Yes, that’s effectively calling Prime Minister Narendra Modi’s cabinet dishonest. To be fair, the dishonesty is mostly unintentional. One element of unintended dishonesty is well known: Even when an Indian government legitimately works to accomplish a massive task, it typically fails.
Start with the National Rural Employment Guarantee Act (NREGA), the key existing effort to aid the rural poor. NREGA is more than a decade old and the last two governments have poured resources in. Yet this budget features new and separate programs to provide financial support and health care to most of the same people NREGA was intended to help.
Another valued goal of the last few national governments has been to improve infrastructure. Yet the future spending requirements are always rising. Every few months there are reports of the large number of late and over-drawn projects, but the problem extends further. The National Investment and Infrastructure Fund, for example, is close to a complete failure.
The budget itself is arguably the worst instance of central governments vowing to do something, then failing. This can even be a positive — excessive subsidies were promised for the previous fiscal year 2017–18 but not paid out, which kept the deficit from exceeding 4% of GDP.
Nonetheless the 2017–8 budget was terrible, not as much for the country as Delhi’s credibility. It’s a very serious matter that India claims to be growing quickly, leaving no macroeconomic justification for budget deficits, yet it still borrows heavily. Adding to that, the present government seems to have little idea what it’s doing fiscally.
Much attention is being paid to the first estimate of a deficit of 3.2% of GDP rising to 3.5%. Breaking down the numbers is more discouraging. To the government’s credit, it publishes the bad news. The core of the problem is found in what is termed the effective revenue deficit. This was supposed to be 1.26 trillion rupees, or 0.7% of GDP.
That now seems too low by half. The new version of the 2017–8 effective revenue deficit is almost 2.5 trillion rupees, 1.5% of GDP (GDP was short of projected). The rest of the budget mess flows from this, with a one-time maneuver — capital receipts revised sharply higher to exactly 1 trillion rupees — used to dampen the effective deficit failure.

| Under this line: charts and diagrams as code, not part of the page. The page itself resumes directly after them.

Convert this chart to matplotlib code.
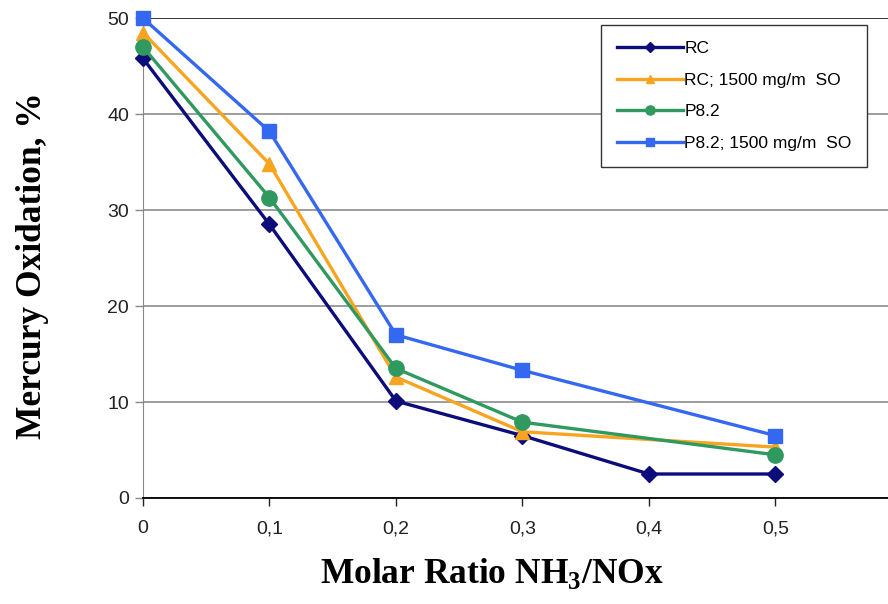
import matplotlib
matplotlib.use("Agg")
import matplotlib.pyplot as plt
import numpy as np

# NH3/NOx molar ratio (category positions)
ratio = [0.0, 0.1, 0.2, 0.3, 0.4, 0.5]
tick_labels = ["0", "0,1", "0,2", "0,3", "0,4", "0,5"]

# mercury oxidation, % (nan = no point, line joins neighbours)
rc = [45.8, 28.5, 10.1, 6.5, 2.5, 2.5]
rc_so2 = [48.5, 34.8, 12.6, 6.9, np.nan, 5.3]
p82 = [47.0, 31.3, 13.5, 7.9, np.nan, 4.5]
p82_so2 = [50.0, 38.2, 17.0, 13.3, np.nan, 6.5]

series = [
    ("RC", rc, "#0c0c7a", "D", 8),
    ("RC; 1500 mg/m  SO", rc_so2, "#f7a520", "^", 10),
    ("P8.2", p82, "#2f9960", "o", 11),
    ("P8.2; 1500 mg/m  SO", p82_so2, "#3468f0", "s", 9.5),
]

plt.rcParams["font.family"] = ["Liberation Sans", "DejaVu Sans"]
plt.rcParams["mathtext.fontset"] = "custom"
plt.rcParams["mathtext.rm"] = "Liberation Serif"
plt.rcParams["mathtext.bf"] = "Liberation Serif:bold"

fig = plt.figure(figsize=(8.88, 6.04), dpi=100)
ax = fig.add_axes([0.161, 0.1755, 0.839, 0.7945])

x = np.array(ratio)
for name, vals, color, marker, ms in series:
    v = np.array(vals, dtype=float)
    ok = ~np.isnan(v)
    ax.plot(x[ok], v[ok], color=color, lw=2.4, marker=marker, ms=ms,
            markeredgecolor=color, label=name, clip_on=False, zorder=3)

ax.set_xlim(0, 0.589)
ax.set_ylim(0, 50)
ax.set_xticks(ratio)
ax.set_xticklabels(tick_labels)
ax.set_yticks(range(0, 51, 10))
ax.tick_params(axis="both", labelsize=14, colors="#222222", length=6, width=1)
ax.tick_params(axis="x", pad=10)
ax.tick_params(axis="y", colors="#888888", labelcolor="#222222", pad=4)
ax.yaxis.grid(True, color="#8c8c8c", lw=1.2)
ax.set_axisbelow(True)
for s in ("top", "right"):
    ax.spines[s].set_visible(False)
ax.spines["left"].set_color("#888888")
ax.spines["bottom"].set_color("black")
ax.spines["bottom"].set_linewidth(1.3)
ax.axhline(50, color="#333333", lw=1.3, zorder=1)

fig.text(0.5535, 0.05, "Molar Ratio NH$_\\mathbf{3}$/NOx", family="Liberation Serif",
         fontweight="bold", fontsize=25.5, ha="center", va="center")
fig.text(0.037, 0.561, "Mercury Oxidation, %", family="Liberation Serif",
         fontweight="bold", fontsize=25.5, ha="center", va="center", rotation=90)

leg = ax.legend(loc="upper left", bbox_to_anchor=(0.615, 0.985), fontsize=12.5,
                frameon=True, fancybox=False, edgecolor="#333333",
                framealpha=1, handlelength=3.8, borderpad=0.9, labelspacing=0.95,
                handletextpad=0.1, borderaxespad=0, markerscale=0.6)
leg.get_frame().set_linewidth(1.0)

fig.savefig("out.png", dpi=100)
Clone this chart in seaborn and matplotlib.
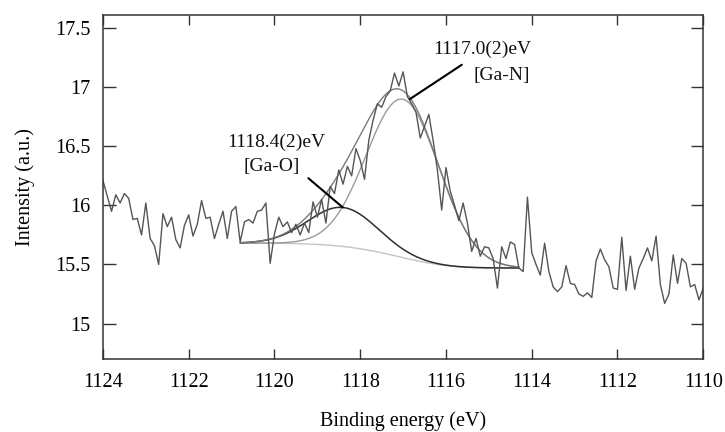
import numpy as np
import pandas as pd
import matplotlib
matplotlib.use("Agg")
import matplotlib.pyplot as plt
import seaborn as sns

# ---------------- data ----------------
energy = np.linspace(1124.0, 1110.0, 141)          # binding energy (eV), 0.1 eV steps
intensity = [
    16.21, 16.08, 15.95, 16.09, 16.02, 16.10, 16.06, 15.88, 15.89, 15.75,
    16.02, 15.72, 15.66, 15.50, 15.93, 15.82, 15.90, 15.71, 15.64, 15.83,
    15.92, 15.74, 15.84, 16.04, 15.89, 15.90, 15.72, 15.84, 15.95, 15.72,
    15.95, 15.99, 15.69, 15.86, 15.88, 15.85, 15.95, 15.96, 16.02, 15.51,
    15.76, 15.90, 15.82, 15.86, 15.77, 15.84, 15.75, 15.85, 15.77, 16.03,
    15.90, 16.05, 15.85, 16.16, 16.10, 16.30, 16.18, 16.33, 16.25, 16.48,
    16.38, 16.22, 16.55, 16.72, 16.86, 16.83, 16.92, 16.97, 17.12, 17.01,
    17.13, 16.92, 16.86, 16.79, 16.57, 16.67, 16.77, 16.55, 16.30, 15.96,
    16.32, 16.12, 16.00, 15.87, 16.02, 15.85, 15.61, 15.72, 15.57, 15.65,
    15.64, 15.55, 15.30, 15.65, 15.55, 15.69, 15.67, 15.47, 15.44, 16.07,
    15.60, 15.50, 15.41, 15.68, 15.44, 15.31, 15.27, 15.31, 15.49, 15.34,
    15.33, 15.25, 15.23, 15.26, 15.22, 15.53, 15.63, 15.54, 15.48, 15.30,
    15.29, 15.73, 15.28, 15.57, 15.29, 15.47, 15.55, 15.64, 15.53, 15.74,
    15.33, 15.17, 15.25, 15.58, 15.34, 15.55, 15.51, 15.31, 15.33, 15.20,
    15.30,
]

# fitted components
peak_names = ["Ga-O", "Ga-N"]
peak_centers = [1118.4, 1117.0]     # eV
peak_heights = [0.33, 1.34]         # above background
peak_sigmas = [0.80, 0.85]          # eV
peak_labels = ["1118.4(2)eV", "1117.0(2)eV"]
fit_range = [1120.8, 1114.3]        # eV (left, right)
bg_levels = [15.68, 15.47]          # background at left / right ends of fit range

x_ticks = [1124, 1122, 1120, 1118, 1116, 1114, 1112, 1110]
y_ticks = [15, 15.5, 16, 16.5, 17, 17.5]
y_tick_labels = ["15", "15.5", "16", "16.5", "17", "17.5"]

# ---------------- style ----------------
sns.set_theme(style="ticks")
plt.rcParams["font.family"] = ["Liberation Serif", "DejaVu Serif"]
plt.rcParams["axes.edgecolor"] = "#333333"
plt.rcParams["text.color"] = "black"
plt.rcParams["axes.labelcolor"] = "black"
plt.rcParams["xtick.labelcolor"] = "black"
plt.rcParams["ytick.labelcolor"] = "black"

fig = plt.figure(figsize=(7.25, 4.32), dpi=100)
ax = fig.add_axes([0.142, 0.169, 0.828, 0.796])

df = pd.DataFrame({"energy": energy, "intensity": intensity})

# fit model curves
e_fit = np.linspace(fit_range[0], fit_range[1], 400)
comps = [h * np.exp(-(e_fit - c) ** 2 / (2 * s ** 2))
         for c, h, s in zip(peak_centers, peak_heights, peak_sigmas)]
total = comps[0] + comps[1]
# Shirley-type background: proportional to the peak area at lower binding energy
cum = np.cumsum(total[::-1])[::-1]
cum = cum / cum[0]
bg = bg_levels[1] + (bg_levels[0] - bg_levels[1]) * cum

fit_df = pd.DataFrame({
    "energy": e_fit,
    "bg": bg,
    "ga_o": bg + comps[0],
    "ga_n": bg + comps[1],
    "env": bg + total,
})

sns.lineplot(data=fit_df, x="energy", y="bg", ax=ax, color="#c4c4c4", lw=1.0, sort=False)
sns.lineplot(data=fit_df, x="energy", y="ga_n", ax=ax, color="#9a9a9a", lw=1.0, sort=False)
sns.lineplot(data=fit_df, x="energy", y="ga_o", ax=ax, color="#2e2e2e", lw=1.1, sort=False)
sns.lineplot(data=fit_df, x="energy", y="env", ax=ax, color="#7a7a7a", lw=1.0, sort=False)
sns.lineplot(data=df, x="energy", y="intensity", ax=ax, color="#555555", lw=1.0, sort=False)

# annotations
i_o, i_n = 0, 1
k_o = np.argmax(comps[i_o])
ax.annotate("", xy=(e_fit[k_o], fit_df["ga_o"].iloc[k_o]),
            xytext=(1119.21, 16.23),
            arrowprops=dict(arrowstyle="-", color="black", lw=1.5, shrinkA=0, shrinkB=0))
ax.annotate("", xy=(1116.84, 16.90), xytext=(1115.63, 17.19),
            arrowprops=dict(arrowstyle="-", color="black", lw=1.5, shrinkA=0, shrinkB=0))

txt_kw = dict(ha="center", va="center", fontsize=14, color="#111111")
ax.text(1119.96, 16.53, peak_labels[i_o], **txt_kw)
ax.text(1120.06, 16.33, "[" + peak_names[i_o] + "]", **txt_kw)
ax.text(1115.16, 17.32, peak_labels[i_n], **txt_kw)
ax.text(1114.69, 17.10, "[" + peak_names[i_n] + "]", **txt_kw)

# axes
ax.set_xlim(1124, 1110)
ax.set_ylim(14.70, 17.61)
ax.set_xticks(x_ticks)
ax.set_xticklabels([str(t) for t in x_ticks])
ax.set_yticks(y_ticks)
ax.set_yticklabels(y_tick_labels)
ax.tick_params(axis="x", direction="in", length=7, width=1, top=True, bottom=True,
               labelsize=14.5, pad=10, color="#333333")
ax.tick_params(axis="y", direction="in", length=9, width=1, left=True, right=True,
               labelsize=14.5, pad=9, color="#333333")
for sp in ax.spines.values():
    sp.set_visible(True)
    sp.set_linewidth(1.1)

ax.set_xlabel("Binding energy (eV)", fontsize=14.5)
ax.set_ylabel("Intensity (a.u.)", fontsize=14.5)
ax.xaxis.set_label_coords(0.5, -0.152)
ax.yaxis.set_label_coords(-0.113, 0.5)
ax.grid(False)

fig.savefig("out.png", dpi=100, facecolor="white")
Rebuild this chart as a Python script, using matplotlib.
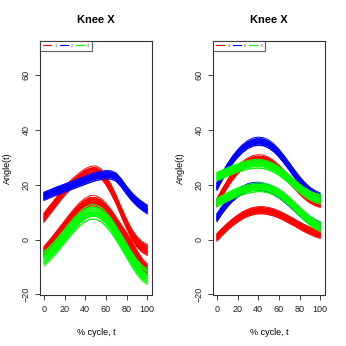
import numpy as np
import matplotlib
matplotlib.use("Agg")
import matplotlib.pyplot as plt

plt.rcParams['font.family'] = ['Liberation Sans', 'DejaVu Sans']

# % cycle grid (every 5 %)
t = np.arange(0, 101, 5)

# ---- left panel: groups 1, 2, 3 (band centre curves)
red_up_L = [8.0, 10.5, 12.8, 15.3, 17.6, 19.5, 21.2, 22.7, 24.0, 24.8, 25.0,
            24.0, 21.6, 18.3, 14.5, 10.0, 5.8, 2.0, -0.8, -2.7, -3.8]
red_lo_L = [-4.5, -2.2, 0.2, 2.6, 5.0, 7.4, 9.6, 11.6, 13.1, 14.0, 13.9,
            13.0, 11.3, 9.0, 6.3, 3.5, 0.7, -2.4, -5.8, -8.9, -11.0]
blue_L = [15.8, 16.6, 17.4, 18.1, 18.8, 19.5, 20.2, 20.9, 21.6, 22.3, 22.9,
          23.3, 23.6, 23.5, 22.7, 20.6, 18.0, 15.7, 13.8, 12.3, 11.0]
green_L = [-7.0, -5.3, -3.3, -1.1, 1.2, 3.5, 5.6, 7.5, 9.0, 9.8, 9.8,
           9.0, 7.3, 5.0, 2.2, -0.9, -4.0, -7.2, -10.0, -12.2, -13.5]

# ---- right panel: groups 4, 5, 6
red_up_R = [13.5, 17.0, 20.2, 23.0, 25.3, 27.0, 28.3, 29.1, 29.4, 29.2, 28.5,
            27.3, 25.7, 23.9, 22.0, 20.0, 18.0, 16.3, 14.9, 13.9, 13.3]
red_lo_R = [0.8, 2.8, 4.6, 6.2, 7.6, 8.8, 9.7, 10.3, 10.6, 10.6, 10.3,
            9.8, 9.1, 8.2, 7.2, 6.2, 5.1, 4.1, 3.2, 2.4, 1.8]
blue_up_R = [19.5, 23.0, 26.2, 29.0, 31.3, 33.2, 34.6, 35.5, 35.8, 35.6, 34.8,
             33.4, 31.5, 29.2, 26.7, 24.1, 21.6, 19.4, 17.6, 16.3, 15.4]
blue_lo_R = [8.0, 10.8, 13.2, 15.2, 16.8, 18.0, 18.9, 19.3, 19.4, 19.1, 18.5,
             17.6, 16.5, 15.1, 13.5, 11.8, 10.1, 8.5, 7.0, 5.8, 4.9]
green_up_R = [23.0, 23.8, 24.6, 25.4, 26.1, 26.7, 27.2, 27.5, 27.6, 27.4, 26.9,
              26.1, 25.0, 23.6, 22.0, 20.3, 18.7, 17.3, 16.1, 15.3, 14.8]
green_lo_R = [13.5, 14.5, 15.5, 16.4, 17.2, 17.9, 18.4, 18.8, 19.0, 18.9, 18.5,
              17.8, 16.8, 15.5, 13.9, 12.1, 10.3, 8.5, 6.9, 5.6, 4.6]

# per-curve shift (fraction of band half width) and amplitude scale
shift = [-1.0, -0.8, -0.65, -0.5, -0.4, -0.3, -0.2, -0.1, 0.0, 0.05,
         0.1, 0.2, 0.3, 0.4, 0.5, 0.6, 0.75, 0.9, 1.0, -0.55]
scale = [0.02, -0.03, 0.05, -0.01, 0.03, -0.05, 0.0, 0.04, -0.02, 0.06,
         -0.04, 0.01, -0.06, 0.02, 0.05, -0.02, 0.0, -0.03, 0.03, 0.04]

cols = {'red': '#FF0000', 'blue': '#0000FF', 'green': '#00FF00'}


def draw_band(ax, centre, hw, colour):
    c = np.array(centre)
    for s, a in zip(shift, scale):
        y = c + s * hw + a * (c - c.mean())
        ax.plot(t, y, color=colour, lw=0.7)


def style(ax, labels):
    ax.set_xlim(-3.5, 104.5)
    ax.set_ylim(-20.4, 72.7)
    ax.set_xticks([0, 20, 40, 60, 80, 100])
    ax.set_yticks([-20, 0, 20, 40, 60])
    ax.tick_params(labelsize=6.5, length=3.6, width=0.6, pad=3.5, colors='#222222')
    for lab in ax.get_yticklabels():
        lab.set_rotation(90)
        lab.set_va('center')
    for sp in ax.spines.values():
        sp.set_linewidth(0.8)
        sp.set_color('#333333')
    ax.set_title("Knee X", fontsize=8, fontweight='bold', pad=13)
    ax.set_xlabel("% cycle, t", fontsize=6.5, labelpad=10)
    ax.set_ylabel("Angle(t)", fontsize=6.5, labelpad=7)
    handles = [plt.Line2D([], [], color=cols[k], lw=0.8) for k in ['red', 'blue', 'green']]
    leg = ax.legend(handles, labels, loc='upper left', ncol=3, fontsize=3,
                    frameon=True, fancybox=False, borderaxespad=0,
                    handlelength=1.9, handletextpad=0.8, columnspacing=0.7,
                    borderpad=0.7)
    leg.get_frame().set_edgecolor('#333333')
    leg.get_frame().set_linewidth(0.8)
    for txt in leg.get_texts():
        txt.set_color('#555555')


fig = plt.figure(figsize=(3.46, 3.46), dpi=100)
axL = fig.add_axes([0.1165, 0.1465, 0.3225, 0.7359])
axR = fig.add_axes([0.6165, 0.1465, 0.3225, 0.7359])

draw_band(axL, red_up_L, 1.6, cols['red'])
draw_band(axL, red_lo_L, 1.8, cols['red'])
draw_band(axL, blue_L, 1.5, cols['blue'])
draw_band(axL, green_L, 2.6, cols['green'])
style(axL, ['1', '2', '3'])

draw_band(axR, red_up_R, 1.4, cols['red'])
draw_band(axR, red_lo_R, 1.3, cols['red'])
draw_band(axR, blue_up_R, 1.4, cols['blue'])
draw_band(axR, blue_lo_R, 1.4, cols['blue'])
draw_band(axR, green_up_R, 1.6, cols['green'])
draw_band(axR, green_lo_R, 1.6, cols['green'])
style(axR, ['4', '5', '6'])

fig.savefig("out.png", dpi=100)
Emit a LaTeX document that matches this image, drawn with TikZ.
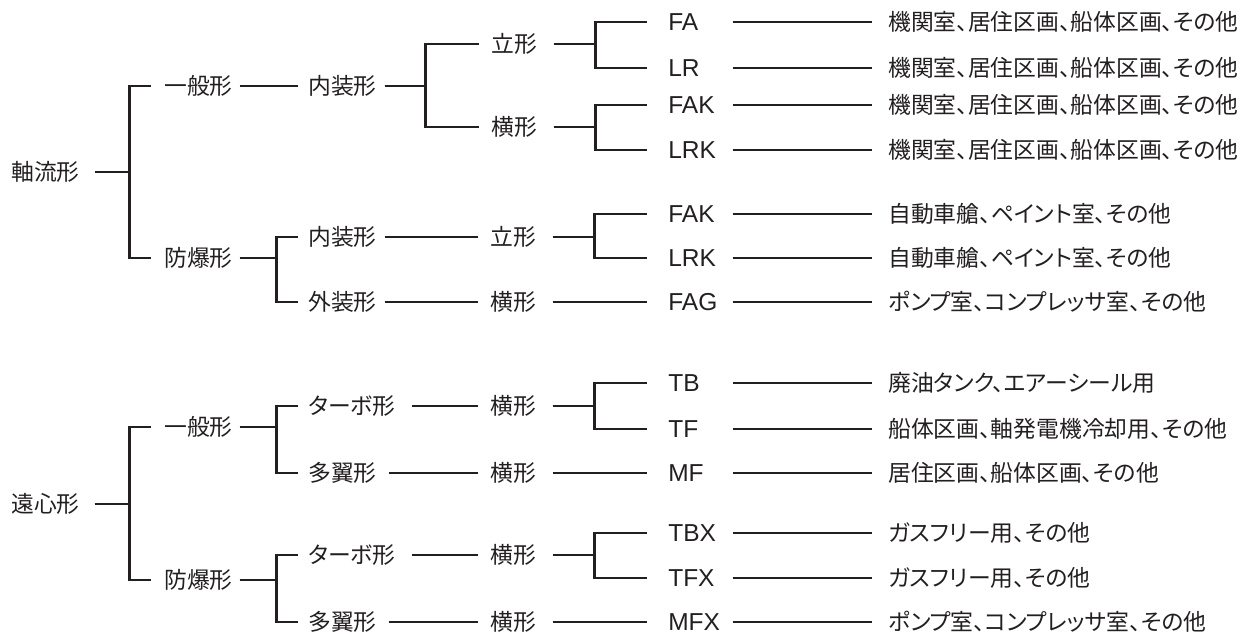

As the government initially did with the 2017–8 budget, it claims the effective revenue deficit will drop in 2018–9. But, in light of the near-100% error just a year earlier, why would anyone believe that?
The record to date thus indicates three possible paths for the Modi government’s populist salvo. First, as with infrastructure plans, the programs will turn out not to be designed to have anything like the impact advertised.
Second, the government will indeed strive for truly grand outcomes, only to find it has nothing like enough money. The 2017–8 budget turned out painfully bad, the government now touts two sweeping new programs, yet the fiscal situation is supposed to improve. “And then a miracle happens” is not a good approach to budgeting.
Least likely, Delhi will borrow enough to guarantee returns to most farmers and basic health care to hundreds of millions, without cutting back massively elsewhere (there is no acknowledgement this may be needed). India would then become the first “fastest-growing major economy” to walk right into a debt crisis. The Modi government just went the wrong way.